▸ Aim of the exercise: Output the first line of the listing and each line after it, up to and including the line that contains "const points = variables.map((name, i)", exactly as written, minus the pictures.

▸ Task material:
-- Begin --

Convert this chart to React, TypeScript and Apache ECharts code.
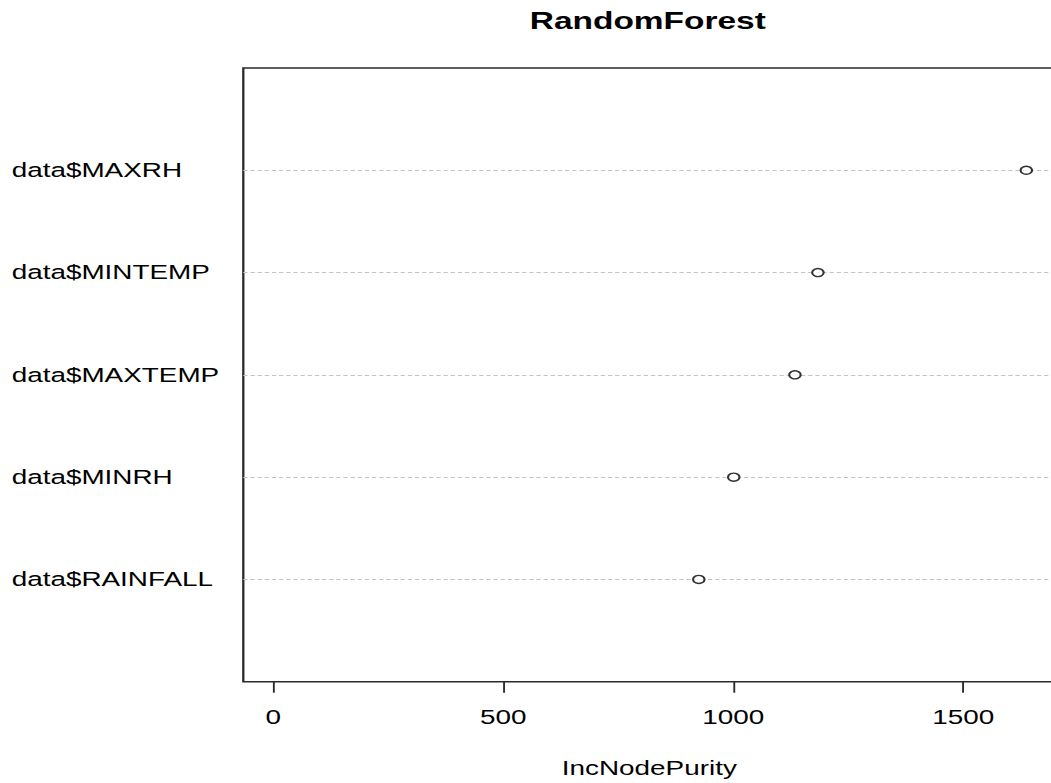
import React, { useEffect, useRef } from "react";
import * as echarts from "echarts";

// Variables (bottom to top, as plotted) and their importance (IncNodePurity)
const variables = ["data$RAINFALL", "data$MINRH", "data$MAXTEMP", "data$MINTEMP", "data$MAXRH"];
const incNodePurity = [925, 1001, 1134, 1184, 1637];
const xTicks = [0, 500, 1000, 1500];
const chartTitle = "RandomForest";
const xName = "IncNodePurity";

// The reference image is horizontally stretched; we draw in a narrower box and stretch it.
const STRETCH = 1.42993;
const BASE_W = 770;
const BASE_H = 783;
const FONT = "'Liberation Sans', Arial, sans-serif";

export default function App() {
  const ref = useRef<HTMLDivElement>(null);

  useEffect(() => {
    if (!ref.current) return;
    const chart = echarts.init(ref.current, undefined, { renderer: "svg" });
    const points = variables.map((name, i) => [incNodePurity[i], i + 1, name]);

    chart.setOption({
      animation: false,
      backgroundColor: "#ffffff",
      textStyle: { fontFamily: FONT },
      title: {
        text: chartTitle,
        left: 453,
        top: 9,
        padding: 0,
        textAlign: "center",
        textStyle: { fontFamily: FONT, fontSize: 23.4, fontWeight: "bold", color: "#000" },
      },
      grid: {
        left: 170.15,
        top: 68,
        width: 567.85,
        height: 613.7,
        show: true,
        borderColor: "#2a2a2a",
        borderWidth: 1.6,
        backgroundColor: "transparent",
      },
      xAxis: {
        type: "value",
        min: -65.2,
        max: 1700,
        name: xName,
        nameLocation: "middle",
        nameGap: 76,
        nameTextStyle: { fontFamily: FONT, fontSize: 19.5, color: "#000" },
        axisLine: { show: false },
        axisTick: {
          show: true,
          length: 11,
          inside: false,
          customValues: xTicks,
          lineStyle: { color: "#2a2a2a", width: 1.3 },
        },
        axisLabel: {
          show: true,
          customValues: xTicks,
          margin: 25,
          fontFamily: FONT,
          fontSize: 19.5,
          color: "#000",
          formatter: (v: number) => String(v),
        },
        splitLine: { show: false },
      },
      yAxis: {
        type: "value",
        min: 0,
        max: 6,
        interval: 1,
        axisLine: { show: false },
        axisTick: { show: false },
        axisLabel: {
          show: true,
          align: "left",
          margin: 162,
          fontFamily: FONT,
          fontSize: 19.5,
          color: "#000",
          formatter: (v: number) => (v >= 1 && v <= variables.length ? variables[v - 1] : ""),
        },
        splitLine: {
          show: true,
          showMinLine: false,
          showMaxLine: false,
          lineStyle: { color: "#c4c4c4", width: 1, type: [3, 2] },
        },
      },
      series: [
        {
          type: "scatter",
          data: points,
          symbol: "circle",
          symbolSize: 8,
          itemStyle: { color: "#ffffff", borderColor: "#000", borderWidth: 1.4 },
          z: 5,
        },
      ],
    });

    return () => chart.dispose();
  }, []);

  return (
    <div
      style={{
        position: "absolute",
        left: 0,
        top: 0,
        width: 1051,
        height: BASE_H,
        overflow: "hidden",
        background: "#fff",
      }}
    >
      <div
        ref={ref}
        style={{
          width: BASE_W,
          height: BASE_H,
          transform: `scaleX(${STRETCH})`,
          transformOrigin: "0 0",
        }}
      />
    </div>
  );
}
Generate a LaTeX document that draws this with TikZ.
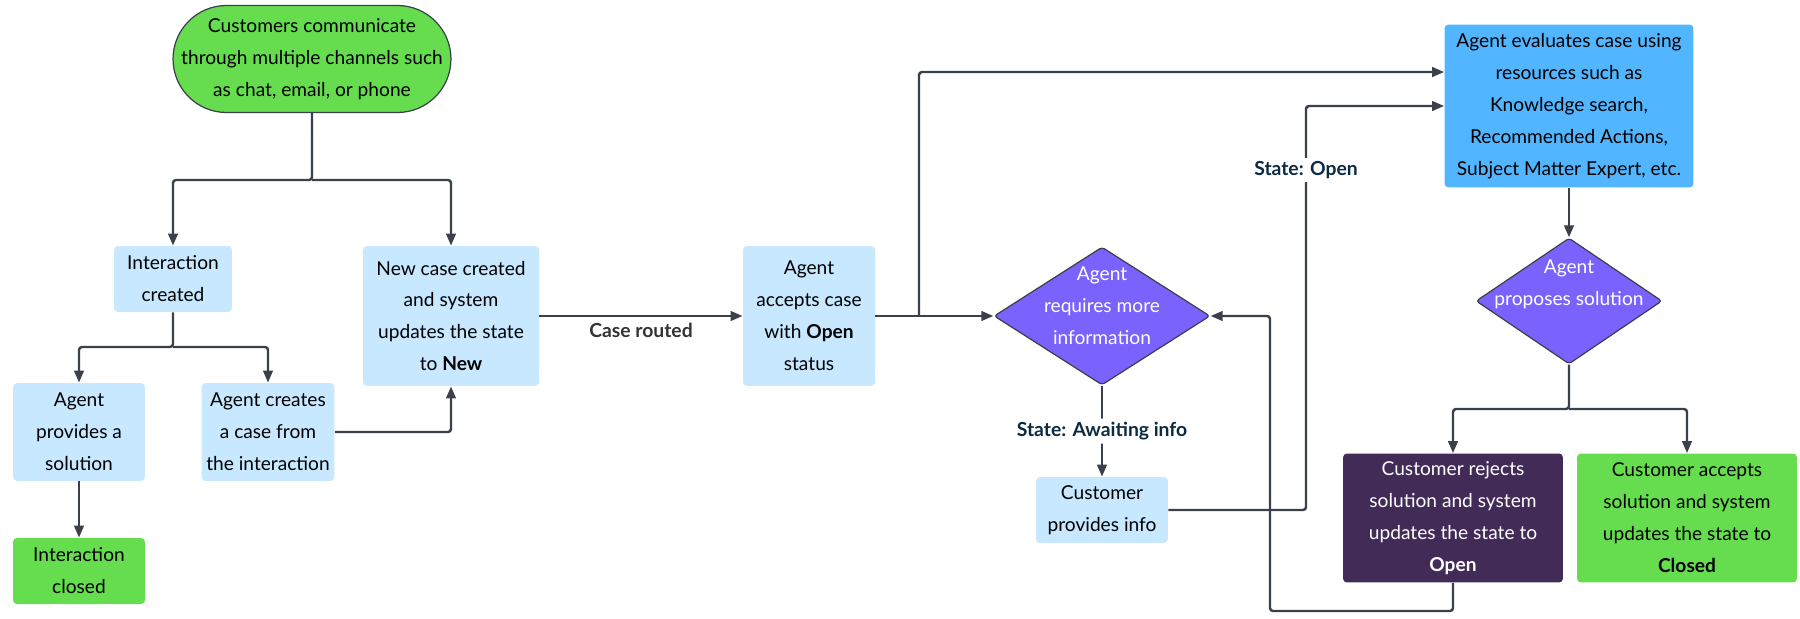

-- End --

▸ Response to the exercise:
Convert this chart to React, TypeScript and Apache ECharts code.
import React, { useEffect, useRef } from "react";
import * as echarts from "echarts";

// Variables (bottom to top, as plotted) and their importance (IncNodePurity)
const variables = ["data$RAINFALL", "data$MINRH", "data$MAXTEMP", "data$MINTEMP", "data$MAXRH"];
const incNodePurity = [925, 1001, 1134, 1184, 1637];
const xTicks = [0, 500, 1000, 1500];
const chartTitle = "RandomForest";
const xName = "IncNodePurity";

// The reference image is horizontally stretched; we draw in a narrower box and stretch it.
const STRETCH = 1.42993;
const BASE_W = 770;
const BASE_H = 783;
const FONT = "'Liberation Sans', Arial, sans-serif";

export default function App() {
  const ref = useRef<HTMLDivElement>(null);

  useEffect(() => {
    if (!ref.current) return;
    const chart = echarts.init(ref.current, undefined, { renderer: "svg" });
    const points = variables.map((name, i) => [incNodePurity[i], i + 1, name]);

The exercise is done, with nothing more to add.